Poetry - The Choir in My Head
I started out, as I suppose a great many authors do, writing poetry. It seemed the sensitive, artistic thing to do - and it was a hell of a lot easier and quicker for me than crafting a short story, or the dreaded (at the time) task of writing an entire novel. The thing is, I love poetry. I have always loved poetry. When I read The Lord of the Rings, the things I remembered were lines like
“The Road goes ever on and on
Down from the door where it began.
Now far ahead the Road has gone,
And I must follow, if I can.
Pursuing it with weary feet
Until it joins some larger way,
Where many paths and errands meet.
And whither then?
The Road goes ever on and on
And whither then?
I cannot say.”
I was haunted by Samuel Taylor Coleridge and his vision of Xanadu. Some of you will recall that I made an attempt to exorcise that particular demon in my story “The Milk of Paradise,” but I’m not sure I succeeded. I love Coleridge’s image-drenched verse, and Poe’s rhythmic, mesmerizing ballads, and the Bard’s unbelievable economy of words in crafting huge meaning into short sonnets. I love the Japanese art of Haiku - so much can be said with so few words.
Over time, I came to realize that my initial reaction was absolutely false. While shorter, poetry is much harder to write well than a short story, and a short story is harder to write well than a novel. You have only so much clay - you have to make something striking with what you are allotted. Poetry gives you the least and demands the most.

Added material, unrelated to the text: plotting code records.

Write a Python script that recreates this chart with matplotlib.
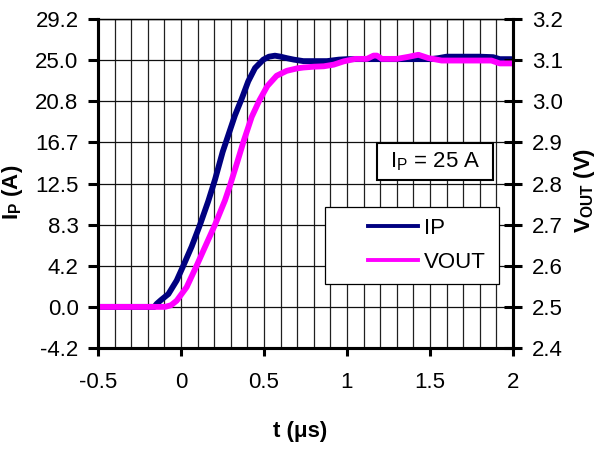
import matplotlib
matplotlib.use("Agg")
import matplotlib.pyplot as plt
from matplotlib.patches import Rectangle
import numpy as np

plt.rcParams['font.family'] = ['Liberation Sans', 'DejaVu Sans']
plt.rcParams['mathtext.fontset'] = 'custom'
plt.rcParams['mathtext.rm'] = 'Liberation Sans'
plt.rcParams['mathtext.bf'] = 'Liberation Sans:bold'
plt.rcParams['mathtext.it'] = 'Liberation Sans:italic'

# ---- data ----
t_ip = [-0.5, -0.16, -0.147, -0.12, -0.076, -0.026, 0.014, 0.064, 0.114, 0.164,
        0.205, 0.251, 0.325, 0.366, 0.405, 0.446, 0.496, 0.53, 0.566, 0.60,
        0.637, 0.68, 0.737, 0.80, 0.88, 0.95, 1.0, 1.1, 1.2, 1.3, 1.4, 1.5,
        1.55, 1.6, 1.7, 1.8, 1.88, 1.92, 2.0]
ip_vals = [0, 0, 0.3, 0.7, 1.3, 2.67, 4.17, 6.1, 8.3, 10.7,
           12.9, 15.7, 19.4, 21.1, 22.85, 24.2, 25.05, 25.35, 25.45, 25.35,
           25.2, 25.05, 24.9, 24.9, 24.9, 25.05, 25.1, 25.1, 25.1, 25.1, 25.1, 25.1,
           25.2, 25.35, 25.35, 25.35, 25.3, 25.1, 25.1]

t_vout = [-0.5, -0.096, -0.06, -0.026, 0.034, 0.094, 0.145, 0.205, 0.265, 0.295,
          0.339, 0.375, 0.426, 0.472, 0.52, 0.576, 0.637, 0.70, 0.737, 0.80,
          0.86, 0.92, 0.98, 1.05, 1.12, 1.16, 1.18, 1.21, 1.25, 1.30, 1.37,
          1.43, 1.49, 1.57, 1.70, 1.87, 1.92, 2.0]
vout_vals = [2.5, 2.5, 2.504, 2.515, 2.548, 2.6, 2.646, 2.7, 2.759, 2.795,
             2.852, 2.9, 2.962, 3.002, 3.037, 3.062, 3.074, 3.08, 3.082, 3.084,
             3.085, 3.089, 3.097, 3.103, 3.103, 3.111, 3.111, 3.103, 3.103, 3.103, 3.108,
             3.113, 3.105, 3.099, 3.099, 3.099, 3.092, 3.092]

x_ticks = [-0.5, 0, 0.5, 1, 1.5, 2]
x_ticklabels = ['-0.5', '0', '0.5', '1', '1.5', '2']
ip_ticklabels = ['-4.2', '0.0', '4.2', '8.3', '12.5', '16.7', '20.8', '25.0', '29.2']
v_ticklabels = ['2.4', '2.5', '2.6', '2.7', '2.8', '2.9', '3.0', '3.1', '3.2']
v_ticks = [2.4, 2.5, 2.6, 2.7, 2.8, 2.9, 3.0, 3.1, 3.2]
ip_per_v = 25.0 / 0.6  # IP scale: 2.5 V <-> 0 A, 3.1 V <-> 25 A

# ---- figure ----
fig = plt.figure(figsize=(5.96, 4.5), dpi=100)
ax = fig.add_axes([98/596, 1-348/450, 415/596, 329/450])
ax2 = ax.twinx()

ip_ticks = [(v - 2.5) * ip_per_v for v in v_ticks]
ax.set_xlim(-0.5, 2.0)
ax.set_ylim(ip_ticks[0], ip_ticks[-1])
ax2.set_ylim(v_ticks[0], v_ticks[-1])

ln1, = ax.plot(t_ip, ip_vals, color='#000080', lw=4.2, solid_joinstyle='round', label='IP')
ln2, = ax2.plot(t_vout, vout_vals, color='#FF00FF', lw=4.2, solid_joinstyle='round', label='VOUT')

ax.set_xticks(x_ticks)
ax.set_xticklabels(x_ticklabels)
ax.set_xticks(np.arange(-0.5, 2.0001, 0.1), minor=True)
ax.set_yticks(ip_ticks)
ax.set_yticklabels(ip_ticklabels)
ax2.set_yticks(v_ticks)
ax2.set_yticklabels(v_ticklabels)

ax.grid(True, which='both', axis='x', color='#202020', lw=0.9)
ax.grid(True, which='major', axis='y', color='#101010', lw=0.9)
ax.set_axisbelow(True)

fs = 16
ax.tick_params(axis='x', which='major', direction='out', length=6, width=2.2, pad=11, labelsize=fs)
ax.tick_params(axis='x', which='minor', length=0)
ax.tick_params(axis='y', direction='out', length=7, width=2.2, pad=7, labelsize=fs)
ax2.tick_params(axis='y', direction='inout', length=13, width=2.2, pad=7, labelsize=fs)

for a in (ax, ax2):
    for side in ('left', 'right', 'bottom'):
        a.spines[side].set_linewidth(2.2)
    a.spines['top'].set_linewidth(0.9)

ax.set_xlabel('t (μs)', fontsize=fs, fontweight='bold')
ax.xaxis.set_label_coords(0.486, -0.222)
ax.set_ylabel(r'$\mathbf{I_P\ (A)}$', fontsize=fs)
ax.yaxis.set_label_coords(-0.176, 0.474)
ax2.set_ylabel(r'$\mathbf{V_{OUT}\ (V)}$', fontsize=fs)
ax2.yaxis.set_label_coords(1.142, 0.48)

# legend box
ax2.add_patch(Rectangle((0.547, 0.1945), 0.966 - 0.547, 0.4286 - 0.1945,
                        transform=ax2.transAxes, facecolor='white', edgecolor='black',
                        lw=0.9, zorder=4))
leg = ax2.legend(handles=[ln1, ln2], loc='center left',
                 bbox_to_anchor=(0.624, (0.1945 + 0.4286) / 2),
                 frameon=False, borderpad=0, fontsize=fs, handlelength=2.25,
                 handletextpad=0.27, labelspacing=0.6)
leg.set_zorder(5)
for h in leg.legend_handles:
    h.set_linewidth(2.8)

# annotation box
ax2.add_patch(Rectangle((0.672, 0.511), 0.952 - 0.672, 0.623 - 0.511,
                        transform=ax2.transAxes, facecolor='white', edgecolor='black',
                        lw=1.5, zorder=4))
ax2.text(0.812, 0.567, r'$\mathrm{I_P}$ = 25 A', transform=ax2.transAxes,
         ha='center', va='center', fontsize=fs, zorder=6)

fig.savefig('out.png', dpi=100)
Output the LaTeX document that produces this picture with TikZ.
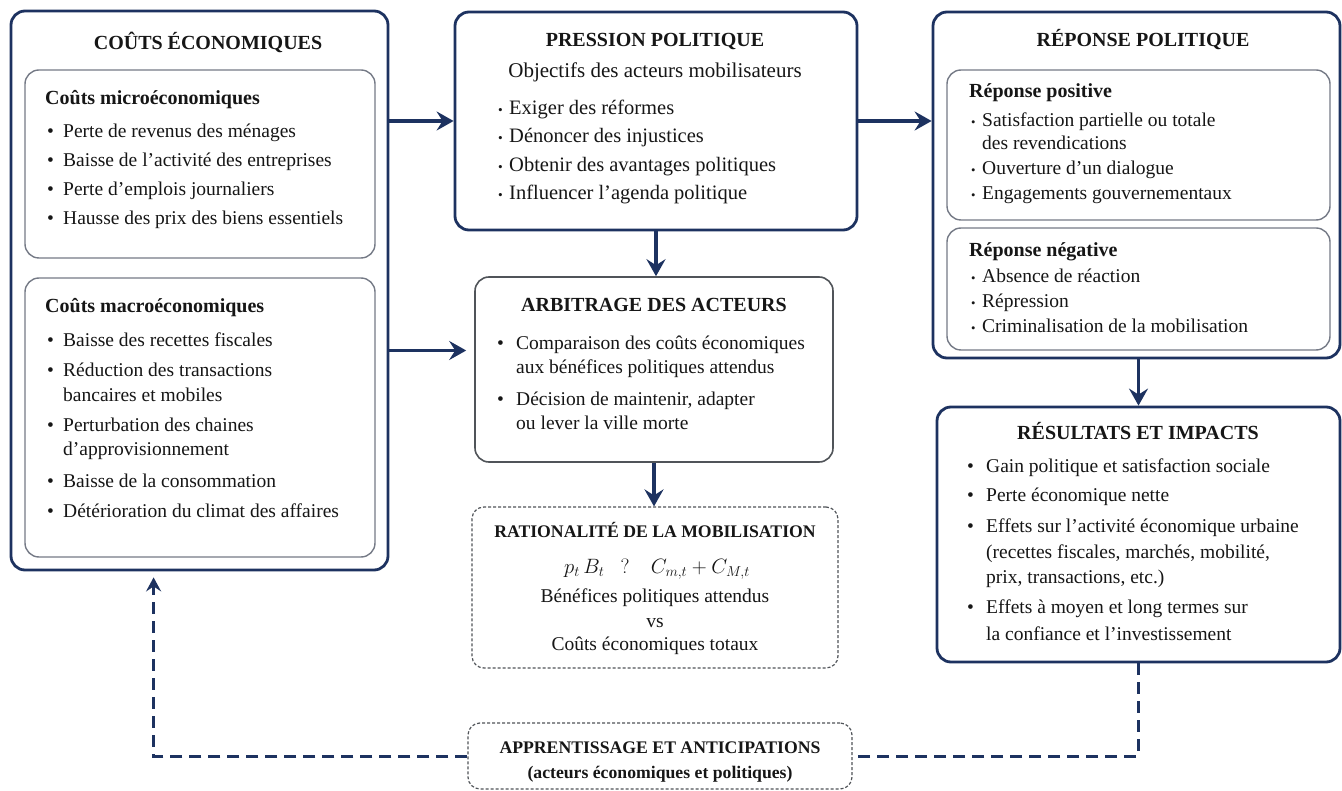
\documentclass[tikz,border=0pt]{standalone}
\usepackage{fontspec}
\setmainfont{Liberation Serif}
\usetikzlibrary{arrows.meta}
\definecolor{navy}{HTML}{1D3260}
\definecolor{innergray}{HTML}{757A86}
\definecolor{boxgray}{HTML}{505459}
\definecolor{ink}{HTML}{161616}
\newcommand\bul{\makebox[16pt][l]{\textbullet}}
\newcommand\sbul{\makebox[11pt][l]{\raisebox{0.1ex}{\scalebox{0.65}{\textbullet}}}}
\newcommand\abul{\makebox[19pt][l]{\textbullet}}
\begin{document}
\begin{tikzpicture}[x=1pt,y=-1pt,
  mainbox/.style={draw=navy, line width=2.8pt, rounded corners=14pt, inner sep=0pt},
  subbox/.style={draw=innergray, line width=1.4pt, rounded corners=14pt, inner sep=0pt},
  midbox/.style={draw=boxgray, line width=1.6pt, rounded corners=14pt, inner sep=0pt},
  dbox/.style={draw=boxgray, line width=1.2pt, dash pattern=on 3pt off 2pt, rounded corners=12pt, inner sep=0pt},
  txt/.style={inner sep=0pt, anchor=base west, text=ink, font=\fontsize{19.5}{22}\selectfont},
  ptxt/.style={inner sep=0pt, anchor=base west, text=ink, font=\fontsize{20.5}{22}\selectfont},
  ctxt/.style={inner sep=0pt, anchor=base, text=ink, font=\fontsize{19.5}{22}\selectfont},
  ttl/.style={inner sep=0pt, anchor=base, text=ink, font=\bfseries\fontsize{20}{22}\selectfont},
  sttl/.style={inner sep=0pt, anchor=base, text=ink, font=\bfseries\fontsize{17.7}{22}\selectfont},
  sub/.style={inner sep=0pt, anchor=base west, text=ink, font=\bfseries\fontsize{20}{22}\selectfont},
  arr/.style={draw=navy, line width=3.6pt, -{Stealth[length=17pt,width=19pt,inset=6pt]}},
  fb/.style={draw=navy, line width=3pt, dash pattern=on 12pt off 7pt},
]
\useasboundingbox (0,0) rectangle (1342,791);
\fill[white] (0,0) rectangle (1342,791);

% ---------- boxes ----------
\node[mainbox, minimum width=377pt, minimum height=559pt] (cout) at (199.5,290.5) {};
\node[subbox, minimum width=350pt, minimum height=188pt] (micro) at (200,164) {};
\node[subbox, minimum width=350pt, minimum height=279pt] (macro) at (200,417.5) {};
\node[mainbox, minimum width=402pt, minimum height=218pt] (press) at (656,121) {};
\node[midbox, minimum width=358pt, minimum height=185pt] (arb) at (654,369.5) {};
\node[dbox, minimum width=366pt, minimum height=161pt] (rat) at (655,587.5) {};
\node[mainbox, minimum width=407pt, minimum height=346pt] (rep) at (1136.5,185) {};
\node[subbox, minimum width=383pt, minimum height=150pt] (pos) at (1138.5,145) {};
\node[subbox, minimum width=383pt, minimum height=122pt] (neg) at (1138.5,289) {};
\node[mainbox, minimum width=403pt, minimum height=255pt] (res) at (1138.5,534.5) {};
\node[dbox, minimum width=384pt, minimum height=66pt] (app) at (660,756) {};

% ---------- left box text ----------
\node[ttl] (t1) at (208,50) {COÛTS ÉCONOMIQUES};
\node[sub] (mi) at (45,105) {Coûts microéconomiques};
\node[txt] (mi1) at (47,138) {\bul Perte de revenus des ménages};
\node[txt] (mi2) at (47,167) {\bul Baisse de l'activité des entreprises};
\node[txt] (mi3) at (47,196) {\bul Perte d'emplois journaliers};
\node[txt] (mi4) at (47,225) {\bul Hausse des prix des biens essentiels};
\node[sub] (ma) at (45,313) {Coûts macroéconomiques};
\node[txt] (ma1) at (47,347) {\bul Baisse des recettes fiscales};
\node[txt] (ma2) at (47,377) {\bul Réduction des transactions};
\node[txt] (ma2b) at (63,402) {bancaires et mobiles};
\node[txt] (ma3) at (47,432) {\bul Perturbation des chaines};
\node[txt] (ma3b) at (63,456) {d'approvisionnement};
\node[txt] (ma4) at (47,487) {\bul Baisse de la consommation};
\node[txt] (ma5) at (47,517) {\bul Détérioration du climat des affaires};

% ---------- pression ----------
\node[ttl] (t2) at (655,47) {PRESSION POLITIQUE};
\node[inner sep=0pt, anchor=base, text=ink, font=\fontsize{21}{22}\selectfont] (obj) at (655,78) {Objectifs des acteurs mobilisateurs};
\node[ptxt] (p1) at (498,115) {\sbul Exiger des réformes};
\node[ptxt] (p2) at (498,143) {\sbul Dénoncer des injustices};
\node[ptxt] (p3) at (498,172) {\sbul Obtenir des avantages politiques};
\node[ptxt] (p4) at (498,200) {\sbul Influencer l'agenda politique};

% ---------- arbitrage ----------
\node[ttl] (t3) at (654,312) {ARBITRAGE DES ACTEURS};
\node[txt] (b1) at (497,350) {\abul Comparaison des coûts économiques};
\node[txt] (b1b) at (516,374) {aux bénéfices politiques attendus};
\node[txt] (b2) at (497,406) {\abul Décision de maintenir, adapter};
\node[txt] (b2b) at (516,430) {ou lever la ville morte};

% ---------- rationalite ----------
\node[sttl] (t4) at (655,537) {RATIONALITÉ DE LA MOBILISATION};
\node[inner sep=0pt, anchor=base, text=ink, font=\fontsize{21.5}{22}\selectfont] (f) at (657,573) {$p_t\,B_t\ \ \ \mathrm{?}\ \ \ \ C_{m,t}+C_{M,t}$};
\node[ctxt] (r1) at (655,602) {Bénéfices politiques attendus};
\node[ctxt] (r2) at (655,627) {vs};
\node[ctxt] (r3) at (655,650) {Coûts économiques totaux};

% ---------- reponse ----------
\node[ttl] (t5) at (1143,47) {RÉPONSE POLITIQUE};
\node[sub] (po) at (969,98) {Réponse positive};
\node[txt] (po1) at (971,127) {\sbul Satisfaction partielle ou totale};
\node[txt] (po1b) at (982,150) {des revendications};
\node[txt] (po2) at (971,175) {\sbul Ouverture d'un dialogue};
\node[txt] (po3) at (971,200) {\sbul Engagements gouvernementaux};
\node[sub] (ne) at (969,257) {Réponse négative};
\node[txt] (ne1) at (971,283) {\sbul Absence de réaction};
\node[txt] (ne2) at (971,308) {\sbul Répression};
\node[txt] (ne3) at (971,333) {\sbul Criminalisation de la mobilisation};

% ---------- resultats ----------
\node[ttl] (t6) at (1138,440) {RÉSULTATS ET IMPACTS};
\node[txt] (s1) at (967,472) {\abul Gain politique et satisfaction sociale};
\node[txt] (s2) at (967,501) {\abul Perte économique nette};
\node[txt] (s3) at (967,532) {\abul Effets sur l'activité économique urbaine};
\node[txt] (s3b) at (986,558) {(recettes fiscales, marchés, mobilité,};
\node[txt] (s3c) at (986,583) {prix, transactions, etc.)};
\node[txt] (s4) at (967,613) {\abul Effets à moyen et long termes sur};
\node[txt] (s4b) at (986,640) {la confiance et l'investissement};

% ---------- apprentissage ----------
\node[sttl] (a1) at (660,753) {APPRENTISSAGE ET ANTICIPATIONS};
\node[sttl] (a2) at (660,778) {(acteurs économiques et politiques)};

% ---------- connectors ----------
\draw[arr] (cout.east |- press.west) -- (press.west);
\draw[arr] (press.east) -- (press.east -| rep.west);
\draw[arr] (press.south) -- (press.south |- arb.north);
\path (arb.west) ++(0,-19) coordinate (a4e);
\draw[arr, shorten >=8pt] (cout.east |- a4e) -- (a4e);
\draw[arr] (arb.south) -- (arb.south |- rat.north);
\draw[arr] (res.north |- rep.south) -- (res.north);
\draw[fb] (res.south) |- (app.east);
\path (cout.south west) ++(144,0) coordinate (fbEnd);
\draw[fb, shorten >=6pt, -{Stealth[length=14pt,width=15pt,inset=5pt]}] (app.west) -| (fbEnd);
\end{tikzpicture}
\end{document}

Over the years I’ve written a lot of poetry. Most of the defining moments of my life can be charted in verse. Everyone I have loved, everyone that has hurt me, or that I have hurt, every dream realized, lost, and forgotten, has been chiseled into a journal, or onto a computer, or onto a napkin in a bar at some point. A lot of it is lost…and that saddens me a bit.
At one point, the Horror Writer’s Association awarded me the Bram Stoker Award for poetry. It was an odd moment, to be sure. For one thing, while I consider poetry very serious art, I find most genre poetry to be rife with affectation and without much depth. I lobbied against the inclusion of the poetry category in those very awards because I don’t feel that there is a niche for professional “horror” poetry. Poetry is what it is. Some is dark, some is not, but I draw the line at carving it into genres like they’ve done to books and stories. Verse and song remain two forms that can be taken where other written arts fear to tread, and it should always be that way.
Hopefully I’ll have a couple of new poems upcoming - I will let you know how that goes. For now, I wanted to get these thoughts onto the screen, and to mention that I’ve added a page link at the side. It’s a link for Poetry. All you will find there is a set of links to some of my previously published verse…and some that are just important to me.